Ravi's wrong on this. He's using one anecdotal piece of evidence to say it proves the rule but he then disproves it by citing Sheldon Richardson as on a whole different level.
The fact is that there is a wide discrepancy between how first rounds picks perform a lot of the time. And we reflect that by trying to rank them ahead of time.
Some players are better than others, like Khahlil Mack being better than Ryan Shazier or Aaron Donald being better than Ra'Shede Hageman. They just are.
I'm saying after the obvious great prospects there really IS no rule, and draft publications, websites, and sports programs have jobs to do and a product to hype.
Most of the top-40 players each year are so close in ability that the value of six draft slots is not really worth what conventional wisdom says it is. It only makes some pundit out there sound smart.

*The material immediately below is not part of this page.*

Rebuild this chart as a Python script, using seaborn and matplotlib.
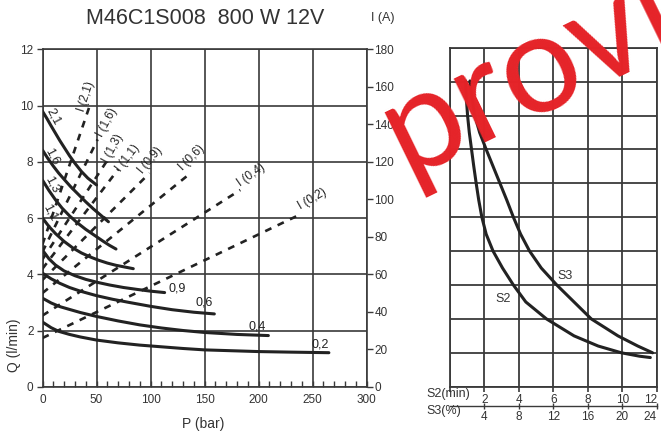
import numpy as np
import pandas as pd
import matplotlib
matplotlib.use("Agg")
import matplotlib.pyplot as plt
import seaborn as sns

# ---------------- data ----------------
# Solid curves: flow Q (l/min) vs pressure P (bar) for each displacement
disp_labels = ["2,1", "1,6", "1,3", "1,1", "0,9", "0,6", "0,4", "0,2"]
P_21 = [0, 4, 8, 12, 16, 20, 25, 30, 36, 42, 50]
Q_21 = [9.8, 9.55, 9.28, 9.02, 8.76, 8.52, 8.22, 7.95, 7.66, 7.42, 7.18]
P_16 = [0, 5, 10, 15, 20, 26, 33, 40, 47, 54, 61]
Q_16 = [8.42, 8.12, 7.85, 7.6, 7.38, 7.12, 6.85, 6.58, 6.33, 6.1, 5.87]
P_13 = [0, 6, 12, 18, 25, 32, 40, 48, 56, 62, 68]
Q_13 = [7.35, 6.98, 6.65, 6.36, 6.08, 5.84, 5.6, 5.39, 5.18, 5.03, 4.9]
P_11 = [0, 6, 12, 20, 28, 36, 44, 52, 60, 68, 76, 84]
Q_11 = [6.0, 5.7, 5.45, 5.17, 4.94, 4.76, 4.62, 4.5, 4.4, 4.32, 4.26, 4.2]
P_09 = [0, 6, 12, 20, 30, 40, 50, 62, 75, 88, 100, 113]
Q_09 = [4.86, 4.55, 4.33, 4.12, 3.95, 3.82, 3.72, 3.62, 3.53, 3.46, 3.4, 3.35]
P_06 = [0, 8, 16, 25, 35, 50, 65, 80, 100, 120, 140, 159]
Q_06 = [4.04, 3.84, 3.68, 3.53, 3.4, 3.24, 3.11, 3.0, 2.86, 2.74, 2.65, 2.59]
P_04 = [0, 8, 16, 25, 35, 50, 70, 90, 110, 130, 150, 180, 209]
Q_04 = [3.15, 2.98, 2.85, 2.75, 2.64, 2.5, 2.34, 2.2, 2.09, 2.0, 1.93, 1.86, 1.82]
P_02 = [0, 8, 15, 25, 35, 50, 70, 90, 110, 130, 150, 175, 200, 230, 265]
Q_02 = [2.3, 2.1, 1.97, 1.86, 1.77, 1.66, 1.56, 1.48, 1.42, 1.36, 1.31, 1.28, 1.25, 1.23, 1.21]

# Dashed lines: current I (A) vs pressure P (bar): start at P=0, end point
I_labels = ["I (2,1)", "I (1,6)", "I (1,3)", "I (1,1)", "I (0,9)", "I (0,6)", "I (0,4)", "I (0,2)"]
I_start = [76, 72, 68, 63, 57, 50, 38, 26]
P_end = [43.4, 51, 59, 70, 99, 137, 183, 235]
I_end = [149.5, 132, 120, 116, 114, 114, 105, 91]

# Right panel: S2 (min) / S3 (%) duty curves
S2_x = [0.90, 0.95, 1.02, 1.12, 1.25, 1.38, 1.52, 1.67, 1.85, 2.1, 2.5, 3.05,
        3.68, 4.4, 5.6, 7.2, 8.6, 9.95, 11.0, 11.63]
S2_y = [9.02, 8.5, 8.0, 7.5, 7.0, 6.5, 6.0, 5.5, 5.0, 4.5, 4.0, 3.5,
        3.0, 2.5, 2.0, 1.5, 1.2, 1.0, 0.9, 0.86]
S3_x = [1.16, 1.28, 1.44, 1.72, 2.1, 2.5, 2.9, 3.3, 3.68, 4.1, 4.62, 5.3,
        6.2, 7.2, 8.2, 9.75, 10.9, 11.76]
S3_y = [9.02, 8.5, 8.0, 7.5, 7.0, 6.5, 6.0, 5.5, 5.0, 4.5, 4.0, 3.5,
        3.0, 2.5, 2.0, 1.5, 1.2, 1.0]

P_ticks = [0, 50, 100, 150, 200, 250, 300]
Q_ticks = [0, 2, 4, 6, 8, 10, 12]
I_ticks = [0, 20, 40, 60, 80, 100, 120, 140, 160, 180]
S2_ticks = [2, 4, 6, 8, 10, 12]
S3_ticks = [4, 8, 12, 16, 20, 24]

# ---------------- style ----------------
sns.set_theme(style="white")
plt.rcParams['font.family'] = ['Liberation Sans', 'DejaVu Sans']
W, H = 661, 436
fig = plt.figure(figsize=(W / 100, H / 100), dpi=100)
fig.patch.set_facecolor("white")

def fx(px):
    return px / W

def fy(py):
    return 1 - py / H

GRID = "#3a3a3a"
LINE = "#222222"
TXT = "#333333"

# ---------------- left chart ----------------
ax = fig.add_axes([fx(42.5), fy(386.7), fx(366.7) - fx(42.5), fy(49.5) - fy(386.7)])
ax.set_xlim(0, 300)
ax.set_ylim(0, 12)
ax.set_facecolor("white")
ax.set_xticks(P_ticks)
ax.set_yticks(Q_ticks)
ax.set_xticks(np.arange(0, 301, 10), minor=True)
ax.grid(True, which="major", color=GRID, linewidth=1.2)
ax.set_axisbelow(True)
for s in ax.spines.values():
    s.set_color(GRID)
    s.set_linewidth(1.2)
    s.set_visible(True)
ax.tick_params(axis="x", which="both", direction="in", length=4, width=1, color=GRID,
               labelsize=8.5, pad=5, labelcolor=TXT, bottom=True)
ax.tick_params(axis="y", which="major", direction="out", length=4.5, width=1, color=GRID,
               labelsize=8.5, pad=2, labelcolor=TXT, left=True)

curves = [(P_21, Q_21), (P_16, Q_16), (P_13, Q_13), (P_11, Q_11),
          (P_09, Q_09), (P_06, Q_06), (P_04, Q_04), (P_02, Q_02)]
for (p, q), lab in zip(curves, disp_labels):
    df = pd.DataFrame({"P": p, "Q": q})
    sns.lineplot(data=df, x="P", y="Q", ax=ax, color=LINE, linewidth=2.2,
                 estimator=None, sort=False, legend=False, zorder=4)
ax.set_xlabel("")
ax.set_ylabel("")

# Dashed current lines on twin axis
ax2 = ax.twinx()
ax2.set_ylim(0, 180)
ax2.set_yticks(I_ticks)
ax2.grid(False)
for s in ax2.spines.values():
    s.set_visible(False)
ax2.tick_params(axis="y", direction="out", length=4.5, width=1, color=GRID,
                labelsize=8.5, pad=1, labelcolor=TXT, right=True)
for i0, pe, ie, lab in zip(I_start, P_end, I_end, I_labels):
    df = pd.DataFrame({"P": [0, pe], "I": [i0, ie]})
    sns.lineplot(data=df, x="P", y="I", ax=ax2, color=LINE, linewidth=1.9,
                 estimator=None, legend=False, zorder=3)
    ax2.lines[-1].set_dashes([2.6, 2.6])
ax2.set_xlabel("")
ax2.set_ylabel("")
ax.set_xlabel("")
ax.set_ylabel("")

# curve labels (start labels rotated, end labels horizontal)
lab_kw = dict(fontsize=9, color=LINE, zorder=6)
ax.text(10.5, 9.6, "2,1", rotation=-62, ha="center", va="center", **lab_kw)
ax.text(8.5, 8.2, "1,6", rotation=-62, ha="center", va="center", **lab_kw)
ax.text(9, 7.2, "1,3", rotation=-62, ha="center", va="center", **lab_kw)
ax.text(7, 6.2, "1,1", rotation=-62, ha="center", va="center", **lab_kw)
ax.text(117, 3.48, "0,9", ha="left", va="center", **lab_kw)
ax.text(142, 3.0, "0,6", ha="left", va="center", **lab_kw)
ax.text(191, 2.15, "0,4", ha="left", va="center", **lab_kw)
ax.text(249, 1.49, "0,2", ha="left", va="center", **lab_kw)

# dashed line labels
dl_pos = [(40, 155, 72), (60, 141, 62), (65, 127, 62), (79, 122, 52),
          (100, 121, 50), (138, 122, 45), (193, 113, 35), (250, 100, 30)]
for (px_, iy, rot), lab in zip(dl_pos, I_labels):
    ax2.text(px_, iy, lab, rotation=rot, ha="center", va="center", fontsize=8.5,
             color=LINE, zorder=6)

fig.text(fx(205), fy(18), "M46C1S008  800 W 12V", ha="center", va="center",
         fontsize=15.5, color=TXT)
fig.text(fx(383), fy(18), "I (A)", ha="center", va="center", fontsize=9, color=TXT)
fig.text(fx(203), fy(424), "P (bar)", ha="center", va="center", fontsize=10, color=TXT)
fig.text(fx(14), fy(345), "Q (l/min)", ha="center", va="center", rotation=90,
         fontsize=10, color=TXT)

# ---------------- right chart ----------------
axr = fig.add_axes([fx(450), fy(386.7), fx(656.7) - fx(450), fy(47.7) - fy(386.7)])
axr.set_xlim(0, 12)
axr.set_ylim(0, 10)
axr.set_facecolor("white")
axr.set_xticks([0] + S2_ticks)
axr.set_xticklabels([""] + [str(v) for v in S2_ticks])
axr.set_yticks(np.arange(0, 11, 1))
axr.set_yticklabels([])
axr.grid(True, which="major", color=GRID, linewidth=1.3)
axr.set_axisbelow(True)
for s in axr.spines.values():
    s.set_color(GRID)
    s.set_linewidth(1.3)
    s.set_visible(True)
axr.tick_params(axis="x", direction="out", length=3.5, width=1.2, color=GRID,
                labelsize=8.5, pad=2, labelcolor=TXT, bottom=True)
axr.tick_params(axis="y", length=0)

df2 = pd.DataFrame({"x": S2_x, "y": S2_y})
df3 = pd.DataFrame({"x": S3_x, "y": S3_y})
sns.lineplot(data=df2, x="x", y="y", ax=axr, color=LINE, linewidth=2.2,
             estimator=None, sort=False, legend=False, zorder=4)
sns.lineplot(data=df3, x="x", y="y", ax=axr, color=LINE, linewidth=2.2,
             estimator=None, sort=False, legend=False, zorder=4)
axr.set_xlabel("")
axr.set_ylabel("")
axr.text(3.1, 2.58, "S2", ha="center", va="center", fontsize=9, color=TXT)
axr.text(6.68, 3.26, "S3", ha="center", va="center", fontsize=9, color=TXT)

sec = axr.secondary_xaxis(-0.057, functions=(lambda x: 2 * x, lambda x: x / 2))
sec.set_xticks(S3_ticks)
sec.spines["bottom"].set_color(GRID)
sec.spines["bottom"].set_linewidth(1.0)
sec.tick_params(axis="x", direction="inout", length=5, width=1, color=GRID,
                labelsize=8.5, pad=1, labelcolor=TXT)

fig.text(fx(426), fy(394), "S2(min)", ha="left", va="center", fontsize=9, color=TXT)
fig.text(fx(426), fy(411), "S3(%)", ha="left", va="center", fontsize=9, color=TXT)

# watermark
fig.text(fx(406), fy(176), "provisorio", rotation=26, rotation_mode="anchor",
         ha="left", va="baseline", fontsize=100, color="#E52328",
         family=["Lato", "Open Sans", "DejaVu Sans"], zorder=10)

fig.canvas.draw()
# keep right-most tick labels inside the figure
axr.get_xticklabels()[-1].set_horizontalalignment("right")
sec.get_xticklabels()[-1].set_horizontalalignment("right")

fig.savefig("out.png", dpi=100, facecolor="white")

Half of every year's "top ten" seem to fail anyways, so mission one becomes: find a non-bust, period. Ignore the bullshit "athletic freak" labels and find a guy you know will help your team. Bo Jackson, Herschel Walker -- THOSE were athletic freaks. They weren't just better, they destroyed college competition. Anthony Barr isn't a freak, he's a guy with good size/speed ratio. I don't recall him wreaking havoc and making UCLA a great team, so why all the hype?

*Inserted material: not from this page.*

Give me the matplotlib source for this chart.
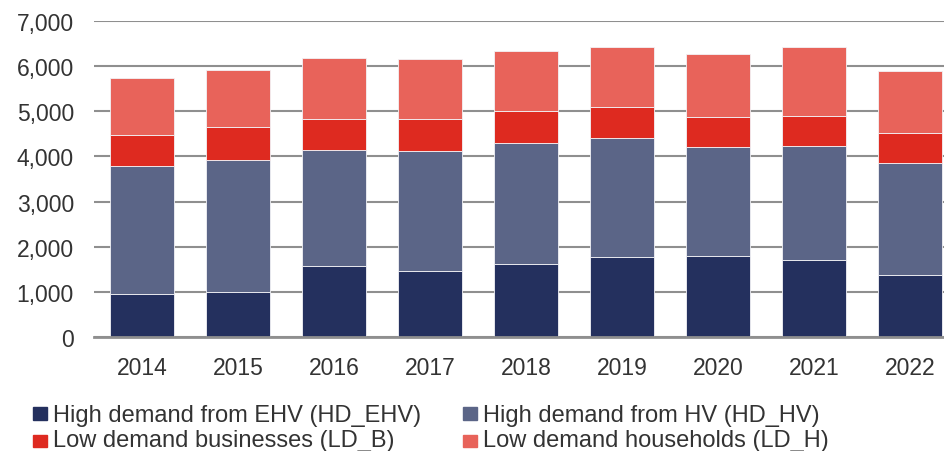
import matplotlib
matplotlib.use('Agg')
import numpy as np
import matplotlib.pyplot as plt
from matplotlib.patches import Rectangle

plt.rcParams['font.family'] = ['Liberation Sans', 'DejaVu Sans']

years = ['2014', '2015', '2016', '2017', '2018', '2019', '2020', '2021', '2022']
hd_ehv = [940, 990, 1560, 1465, 1605, 1760, 1785, 1700, 1360]
hd_hv = [2840, 2940, 2590, 2650, 2695, 2645, 2420, 2535, 2490]
ld_b = [705, 720, 690, 710, 700, 700, 660, 655, 665]
ld_h = [1250, 1265, 1335, 1340, 1335, 1335, 1410, 1530, 1375]

series = [
	('High demand from EHV (HD_EHV)', hd_ehv, '#24305e'),
	('High demand from HV (HD_HV)', hd_hv, '#5b6587'),
	('Low demand businesses (LD_B)', ld_b, '#de2a20'),
	('Low demand households (LD_H)', ld_h, '#e8635a'),
]

text_col = '#333333'
grid_col = '#8f8f8f'

fig = plt.figure(figsize=(9.44, 4.52), dpi=100)
ax = fig.add_axes([94/944, 1-337.7/452, 1-94/944, (337.7-22.3)/452])

x = np.arange(len(years))
bottom = np.zeros(len(years))
for name, vals, col in series:
	ax.bar(x, vals, width=0.667, bottom=bottom, color=col,
		   edgecolor='#f2f2f6', linewidth=0.6, zorder=3)
	bottom += np.array(vals)

ax.set_ylim(0, 7000)
ax.set_xlim(-0.5, 8.354)
ax.set_yticks(np.arange(0, 7001, 1000))
ax.set_yticklabels(['{:,}'.format(v) for v in range(0, 7001, 1000)])
ax.set_xticks(x)
ax.set_xticklabels(years)
ax.yaxis.grid(True, color=grid_col, linewidth=1.5, zorder=0)
ax.tick_params(axis='both', length=0, labelsize=16.5, colors=text_col)
ax.tick_params(axis='y', pad=14.5)
ax.tick_params(axis='x', pad=14)
for s in ['top', 'right', 'left']:
	ax.spines[s].set_visible(False)
ax.spines['bottom'].set_color(grid_col)
ax.spines['bottom'].set_linewidth(2)
ax.spines['bottom'].set_zorder(4)

# legend drawn by hand: two columns, two rows
W, H = 944.0, 452.0
cols_x = [33, 463]
rows = [(408.3, 421.7), (435.5, 447.3)]
order = [(0, 0, 0), (1, 1, 0), (2, 0, 1), (3, 1, 1)]
for idx, c, r in order:
	name, vals, col = series[idx]
	sq_top, base = rows[r]
	fig.add_artist(Rectangle((cols_x[c]/W, 1-(sq_top+12.5)/H), 13.5/W, 12.5/H,
							 transform=fig.transFigure, color=col))
	fig.text((cols_x[c]+20)/W, 1-base/H, name, fontsize=17, color=text_col,
			 va='baseline', ha='left')

plt.savefig('out.png', dpi=100)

If a prospect didn't obviously dominate college competition then the evaluation of him is a projection based on a *very wide range* of opinions. Did Lewan really dominate, or did he just do his job? I
know Mike Evans dominated. It was obvious.

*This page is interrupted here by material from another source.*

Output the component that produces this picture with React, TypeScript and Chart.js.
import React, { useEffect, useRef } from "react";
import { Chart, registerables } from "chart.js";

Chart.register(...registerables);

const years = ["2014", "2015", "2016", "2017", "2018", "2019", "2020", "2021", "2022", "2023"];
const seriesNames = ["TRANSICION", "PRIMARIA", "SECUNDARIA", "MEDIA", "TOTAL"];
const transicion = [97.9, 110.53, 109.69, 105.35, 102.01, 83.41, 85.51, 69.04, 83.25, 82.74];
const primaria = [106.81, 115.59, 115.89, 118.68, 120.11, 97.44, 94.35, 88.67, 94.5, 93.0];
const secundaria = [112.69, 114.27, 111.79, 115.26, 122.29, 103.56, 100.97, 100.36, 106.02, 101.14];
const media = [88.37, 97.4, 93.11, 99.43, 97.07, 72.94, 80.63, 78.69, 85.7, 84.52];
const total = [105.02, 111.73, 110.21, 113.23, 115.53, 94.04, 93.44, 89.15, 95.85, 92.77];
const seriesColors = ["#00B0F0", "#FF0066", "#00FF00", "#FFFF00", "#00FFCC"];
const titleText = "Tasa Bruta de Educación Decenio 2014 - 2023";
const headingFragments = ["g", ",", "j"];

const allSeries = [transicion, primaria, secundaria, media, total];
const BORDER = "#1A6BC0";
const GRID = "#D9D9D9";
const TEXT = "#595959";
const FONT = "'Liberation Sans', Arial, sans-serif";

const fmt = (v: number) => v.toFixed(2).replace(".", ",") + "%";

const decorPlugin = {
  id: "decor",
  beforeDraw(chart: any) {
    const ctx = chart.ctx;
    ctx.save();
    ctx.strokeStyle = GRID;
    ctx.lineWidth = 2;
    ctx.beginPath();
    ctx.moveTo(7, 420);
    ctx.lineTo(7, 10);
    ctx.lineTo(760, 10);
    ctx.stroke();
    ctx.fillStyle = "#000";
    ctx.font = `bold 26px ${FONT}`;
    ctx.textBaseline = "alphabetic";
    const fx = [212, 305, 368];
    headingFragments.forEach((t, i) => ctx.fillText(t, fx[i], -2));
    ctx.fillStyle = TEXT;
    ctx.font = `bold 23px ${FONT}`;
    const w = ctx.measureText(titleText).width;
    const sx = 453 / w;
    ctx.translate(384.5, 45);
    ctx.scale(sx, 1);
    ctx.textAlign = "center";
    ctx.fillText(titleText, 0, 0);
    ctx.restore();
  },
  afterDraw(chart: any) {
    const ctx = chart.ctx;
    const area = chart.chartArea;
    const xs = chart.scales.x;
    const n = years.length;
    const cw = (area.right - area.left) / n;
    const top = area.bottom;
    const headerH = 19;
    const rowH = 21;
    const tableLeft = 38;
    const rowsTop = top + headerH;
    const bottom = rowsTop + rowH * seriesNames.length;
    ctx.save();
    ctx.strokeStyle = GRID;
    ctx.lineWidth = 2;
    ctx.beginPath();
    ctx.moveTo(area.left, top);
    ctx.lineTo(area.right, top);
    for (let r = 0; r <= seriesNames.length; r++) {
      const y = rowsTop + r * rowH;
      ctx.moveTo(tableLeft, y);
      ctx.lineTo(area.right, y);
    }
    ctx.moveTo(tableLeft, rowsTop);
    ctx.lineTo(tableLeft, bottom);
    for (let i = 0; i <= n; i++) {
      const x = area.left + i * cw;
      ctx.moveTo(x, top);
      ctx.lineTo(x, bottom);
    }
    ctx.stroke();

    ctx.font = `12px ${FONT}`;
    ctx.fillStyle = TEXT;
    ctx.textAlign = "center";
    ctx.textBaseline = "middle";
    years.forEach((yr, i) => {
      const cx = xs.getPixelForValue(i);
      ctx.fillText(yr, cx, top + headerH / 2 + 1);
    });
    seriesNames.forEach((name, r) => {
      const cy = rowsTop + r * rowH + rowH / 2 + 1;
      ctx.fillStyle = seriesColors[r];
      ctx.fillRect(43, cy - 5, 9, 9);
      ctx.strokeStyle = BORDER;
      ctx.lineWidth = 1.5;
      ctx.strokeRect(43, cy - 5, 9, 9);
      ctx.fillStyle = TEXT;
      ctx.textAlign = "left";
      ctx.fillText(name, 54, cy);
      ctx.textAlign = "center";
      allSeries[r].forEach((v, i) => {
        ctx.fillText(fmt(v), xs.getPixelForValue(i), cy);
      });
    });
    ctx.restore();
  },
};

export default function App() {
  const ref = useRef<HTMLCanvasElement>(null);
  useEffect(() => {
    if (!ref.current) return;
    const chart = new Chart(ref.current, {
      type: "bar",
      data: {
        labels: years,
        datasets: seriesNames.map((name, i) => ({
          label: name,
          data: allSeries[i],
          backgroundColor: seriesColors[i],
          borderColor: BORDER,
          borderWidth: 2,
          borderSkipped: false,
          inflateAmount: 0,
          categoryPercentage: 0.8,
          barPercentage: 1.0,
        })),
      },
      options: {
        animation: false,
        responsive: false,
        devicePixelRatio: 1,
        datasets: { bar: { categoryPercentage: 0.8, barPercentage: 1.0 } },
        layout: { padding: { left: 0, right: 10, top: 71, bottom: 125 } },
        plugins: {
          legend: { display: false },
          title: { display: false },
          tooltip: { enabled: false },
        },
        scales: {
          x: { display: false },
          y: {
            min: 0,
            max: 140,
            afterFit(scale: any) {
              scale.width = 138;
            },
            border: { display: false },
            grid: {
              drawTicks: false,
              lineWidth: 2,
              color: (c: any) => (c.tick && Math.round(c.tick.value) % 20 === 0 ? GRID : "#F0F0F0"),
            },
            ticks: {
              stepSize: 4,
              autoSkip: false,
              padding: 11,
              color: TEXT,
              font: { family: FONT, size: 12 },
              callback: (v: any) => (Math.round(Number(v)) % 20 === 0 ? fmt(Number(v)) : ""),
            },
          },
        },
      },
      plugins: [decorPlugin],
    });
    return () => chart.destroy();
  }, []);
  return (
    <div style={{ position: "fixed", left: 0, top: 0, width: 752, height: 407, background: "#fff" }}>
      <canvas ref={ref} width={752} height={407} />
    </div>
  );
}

Kony Ealy's drop of ten projected draft slots in the last two months has everything to do with running a 4.91 40 at the combine and a major negative ad campaign by boozeman of dccforums.
Kony Ealy kept making plays at Mizz, actually improved after Sheldon Richardson left, and fell because he's not a track star. He improved to 4.6 at his pro day, but he must be thinking WTF does running track have to do with fucking football?